Прежде всего он высматривал ту самую деревенскую парочку, ожидая, что их силуэты вот-вот промелькнут вдали меж деревьев и кустов, а его уши уловят беззаботных и полный радости смех. Однако они всё никак не желали дать ему знать о своём присутствии, а всё что он слышал были шелест листвы и грубая, полная ругательств речь споривших между собой охотников. Сделав два круга и видя, что свита Осгата уже седлала коней и собиралась покинуть поляну, Хромос подумал, что на сей раз воспоминание сохранит аутентичность, но тут его взгляд среди коричневых и зелёных красок леса выцепил беловато-жёлтое пятно на одном из массивных стволов. Опасаясь, что в любое мгновение призрачное ведение может оборваться, капитан через коряги и низкие заросли кустов подбежал к подозрительному дереву и увидел, что на крючковатом суке висел очищенный и отмытый от остатков плоти бараний череп, окружённый венцом из вороних перев и украшенный свисающими с его рогов бус, нанизанных на верёвочки из седых, практически белых человеческих волос. На лбу барана был изображён какой-то магических символ, и не было никаких сомнений в том, что начертан он был именно человеческой кровью.
Отринув все средства предосторожности, Хромос снял с дерева ведьмину поделку, которая в равной степени могла оказаться оберегом, жертвоприношением, изображением тёмного божка или же носителем страшного проклятия, чтобы попытаться хоть как-то изучить её и может даже выяснить причину её внезапного появления. Однако едва он приступил к осмотру, как вещица принялась таять в его руках, обращаясь чёрным туманом, который, просачиваясь сквозь его пальцы, падал длинными, тонкими струйками вниз и тягуче растекался между стеблей травы.
Вслед за костяным талисманом и все прочие объекты стали терять форму, выцветать и превращаться в единую пушистую и текучую массу, которая вновь пришла в активное движение, подготавливая сцену для нового акта из театральной постановки длиною в жизнь.
На сей раз живой и своевольный туман не стал просто стелиться по земле. Две колоссальные волны поднялись из глубин этого блистающего океана и помчались навстречу друг другу, точно хотели смять оказавшегося между ними Хромоса, но они замерли на расстоянии ста шагов, и их верхушки стали сгибаться вниз, пока они не соприкоснулись, образовав тем самым высокий свод. Облачные массы сжимались и уплотнялись, приобретая очертания арок, колон и лепнины бежевого и желтоватого оттенка.
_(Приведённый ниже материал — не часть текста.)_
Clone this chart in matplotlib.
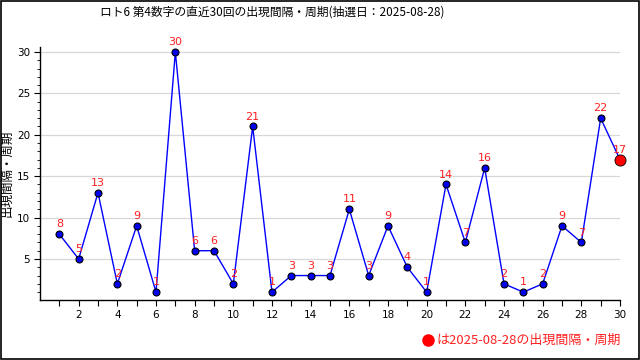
import matplotlib
matplotlib.use("Agg")
import matplotlib.pyplot as plt
from matplotlib.patches import Rectangle
from matplotlib.lines import Line2D

plt.rcParams['font.family'] = ['Noto Sans CJK JP', 'DejaVu Sans']

draws = list(range(1, 31))
values = [8, 5, 13, 2, 9, 1, 30, 6, 6, 2, 21, 1, 3, 3, 3, 11, 3, 9, 4, 1,
          14, 7, 16, 2, 1, 2, 9, 7, 22, 17]
title = "ロト6 第4数字の直近30回の出現間隔・周期(抽選日：2025-08-28)"
ylabel = "出現間隔・周期"
legend_text = "は2025-08-28の出現間隔・周期"
yticks_major = [5, 10, 15, 20, 25, 30]

fig = plt.figure(figsize=(6.4, 3.6), dpi=100)
ax = fig.add_axes([40/640, 1 - 300.4/360, 580/640, 253.4/360])

ax.set_xlim(0, 30)
ax.set_ylim(0, 30.6)
for y in yticks_major:
    ax.axhline(y, color='#d8d8d8', lw=0.9, zorder=0)

ax.plot(draws, values, color='#0000ff', lw=1.0, zorder=2)
ax.plot(draws[:-1], values[:-1], 'o', ms=5, mfc='#0000ee', mec='black', mew=0.8, zorder=3)
ax.plot(draws[-1:], values[-1:], 'o', ms=8, mfc='#ff0000', mec='black', mew=0.6, zorder=3,
        clip_on=False)

for x, v in zip(draws, values):
    ax.annotate(str(v), (x, v), xytext=(0, 3.5), textcoords='offset points',
                ha='center', va='bottom', color='#ff2020', fontsize=8,
                family='DejaVu Sans', zorder=4)

ax.set_xticks(draws)
ax.set_xticklabels([str(d) if d % 2 == 0 else '' for d in draws], fontsize=7.5, family='DejaVu Sans')
ax.set_yticks(yticks_major)
ax.set_yticklabels([str(y) for y in yticks_major], fontsize=7.5, family='DejaVu Sans')
ax.set_yticks(range(1, 31), minor=True)
ax.tick_params(axis='both', which='major', length=4, width=0.8, color='black', pad=3)
ax.tick_params(axis='y', which='minor', length=2.5, width=0.6)
for s in ['top', 'right']:
    ax.spines[s].set_visible(False)
for s in ['left', 'bottom']:
    ax.spines[s].set_linewidth(1.0)

ax.set_ylabel(ylabel, fontsize=9)
ax.yaxis.set_label_coords(-0.046, 0.5)

fig.text(100/640, 1 - 12/360, title, ha='left', va='center', fontsize=8.5)

fig.add_artist(Line2D([428/640], [1 - 340/360], marker='o', ms=8, color='#ff0000',
                      transform=fig.transFigure))
fig.text(436/640, 1 - 340/360, legend_text, ha='left', va='center', fontsize=9.4, color='#ff2020')

fig.add_artist(Rectangle((0.0015, 0.0025), 0.997, 0.995, transform=fig.transFigure,
                         fill=False, ec='black', lw=1.2))

fig.savefig('out.png', dpi=100)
Из земли выросли многочисленные ряды жёстких, лишённых подушек скамей, на которых, тоскливо сгорбившись, сидели десятки, если не пара сотен человеческих фигур в тёмных одеждах.
Спустя ещё несколько мгновений, капитан стоял на ковровой дорожке, ведшей от входных дверей через весь неф к алтарю, возле которого был теперь поставлен массивный, лакированный гроб, накрытый большим шёлковым одеялом, расшитым картинами из жития святых воителей и непорочных дев. На передних лавках по правую руку от проводившего отпевание пастора сидели члены семьи Нейдуэн, а по левую руку разместились ближайшие родственники жены усопшего — Макрейны, а друзьям были отведены все оставшиеся дальние скамьи. Сама же Аллейса, надевшая траурное платье с закрывавшей её заплаканное лицо чёрной вуалью, сидела возле державшего её за правую руку Осгата и ежеминутно вытирала слёзы со щёк кружевным платком. Подросший Хромос с Деадорой сидели возле матери, сжавшись в комок и уставившись в пол. С того дня, как в их дом принесли дурные вести, у них испортился сон и пропал аппетит, так что юный румянец покинул их лица, и они выглядели болезненно и немощно, не пытались ёрзать на месте или высматривать что-то интересное, как это обычно бывает с непоседливыми и невнимательными детьми на затяжных службах.
В водружённом на подмостки гробе не было тела. Его заменяли несколько пудов земли, взятых близ родового замка Нейдуэнов, где Гэлсар провёл своё детство. В эту рыхлую почву были обильно замешаны пепел и перетёртые в порошок кости, оставшиеся после церемониального сожжения быка, а также некоторое количество пахучего мира. По завершении церемонии гроб не будет отправлен в родовой склеп, чтобы быть заключённым в резной каменный саркофаг среди почивших праотцов, а будет зарыт на церковном кладбище, как обычно поступали с мещанами и мелкими рыцарями. Древняя семейная традиция была нарушена по той причине, что в склепе могли лежать только настоящие останки человека, пускай от него осталась одна голова или хотя бы мизинец ноги, но от Гэлсара не осталось ничего.